Side two opens with ‘The New Face Of Zero And One’, ripping off the drumstick clicks and power chords of Adam and the Ants 'Antmusic’, adding a catchy chorus that slides into a beautiful guitar riff over Carl’s sexy high singing. It’s sly, insistent, and imaginative. ‘ Testament To Youth In Verse’ is Dan Bejar’s finest moment, a multi-part song with breakdowns, his voice just killing the verses, and the big ending: “The bells ring no no no no no no no no no no no no no no no no no ” This part evolves into a multi-part Beach Boys vocal extravaganza, with a
soaring ending that’s really remarkable. Bejar kills this one. Next up is Newman’s ‘It’s Only Divine Right’, a banger infused with keys and a powerful lead guitar riff. Neko’s “Ah’s” turbocharge the song, along with Carl’s killer melody. It’s power pop heaven.

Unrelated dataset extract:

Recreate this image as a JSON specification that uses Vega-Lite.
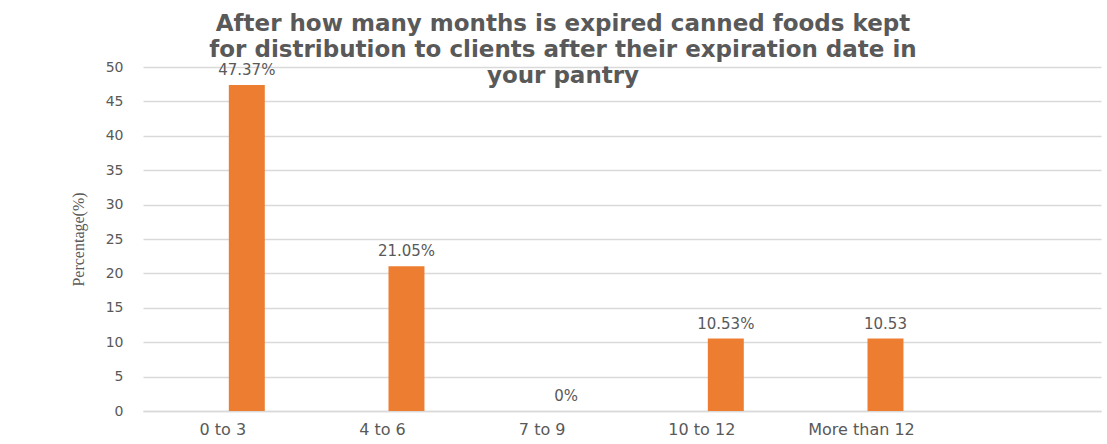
{
  "$schema": "https://vega.github.io/schema/vega-lite/v6.json",
  "width": 958,
  "height": 344,
  "autosize": {"type": "none"},
  "padding": {"left": 143, "top": 67, "right": 6, "bottom": 33},
  "background": "white",
  "title": {
    "text": ["After how many months is expired canned foods kept", "for distribution to clients after their expiration date in", "your pantry"],
    "font": "DejaVu Sans",
    "fontSize": 23,
    "fontWeight": "bold",
    "color": "#595959",
    "anchor": "middle",
    "dx": -59,
    "lineHeight": 26,
    "baseline": "top",
    "dy": 32
  },
  "config": {
    "view": {"stroke": null},
    "font": "DejaVu Sans"
  },
  "data": {
    "values": [
      {"category": "0 to 3", "series": "Percentage", "value": 47.37, "label": "47.37%"},
      {"category": "4 to 6", "series": "Percentage", "value": 21.05, "label": "21.05%"},
      {"category": "7 to 9", "series": "Percentage", "value": 0, "label": "0%"},
      {"category": "10 to 12", "series": "Percentage", "value": 10.53, "label": "10.53%"},
      {"category": "More than 12", "series": "Percentage", "value": 10.53, "label": "10.53"}
    ]
  },
  "encoding": {
    "x": {
      "field": "category",
      "type": "nominal",
      "sort": null,
      "scale": {"domain": ["0 to 3", "4 to 6", "7 to 9", "10 to 12", "More than 12", " "], "paddingInner": 0, "paddingOuter": 0},
      "axis": {
        "title": null,
        "labelAngle": 0,
        "labelFontSize": 16,
        "labelColor": "#595959",
        "labelPadding": 10,
        "ticks": false,
        "domainColor": "#D9D9D9",
        "domainWidth": 1.5,
        "grid": false
      }
    },
    "xOffset": {
      "field": "series",
      "type": "nominal",
      "scale": {"domain": ["Blank", "Percentage"], "paddingInner": 0.25, "paddingOuter": 0.79}
    },
    "y": {
      "field": "value",
      "type": "quantitative",
      "scale": {"domain": [0, 50], "nice": false},
      "axis": {
        "title": "Percentage(%)",
        "titleFont": "Liberation Serif",
        "titleFontWeight": "normal",
        "titleFontSize": 16,
        "titleColor": "#595959",
        "titlePadding": 19,
        "values": [0, 5, 10, 15, 20, 25, 30, 35, 40, 45, 50],
        "labelFontSize": 14,
        "labelColor": "#595959",
        "labelPadding": 20,
        "ticks": false,
        "domain": false,
        "grid": true,
        "gridColor": "#D9D9D9",
        "gridWidth": 1.5
      }
    }
  },
  "layer": [
    {"mark": {"type": "bar", "color": "#ED7D31"}},
    {
      "mark": {"type": "text", "baseline": "bottom", "dy": -7, "fontSize": 15, "color": "#595959"},
      "encoding": {"text": {"field": "label"}}
    }
  ]
}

Bejar’s ‘Ballad Of A Comeback Kid’ is typical yet enjoyable oddball pop, a breather after the first three songs. ‘July Jones’ is another Newman pop tart, with a tremolo guitar riff and “ooh la’s” woven in the thick mix. ‘Miss Teen Word
power’ is another frantic tune with a sharp melody, polished off by Neko singing at the end of the choruses, the keys dance through it among the drum hits and vocals, There’s a guitar break, and it’s all over. ‘From Blown Speakers’ is a Newman tune with e-bow guitars, accordion, and an insistent melody. Another perfect pop gem for a perfect ending. As I mentioned earlier, Electric Version is the sound of the New Pornos sharpening and honing their skills, the record sounds better, the songs are better, and the playing is better. Carl Newman continues his run of wonderful pop gems, Dan Bejar contributes one amazingly good song (‘Testament To Youth In Verse’), Neko Case is Neko, and Kurt Dahle is a big improvement in the drummer seat. I feel that Electric Version is stronger than Mass Romantic, but both records are solid. It’s best to get both. The red and blue vinyl is cool, and Mass Romantic has the ‘Letter From An Occupant’ 45 as an extra bonus. Time to get your fair share of Canadian power pop on the turntable.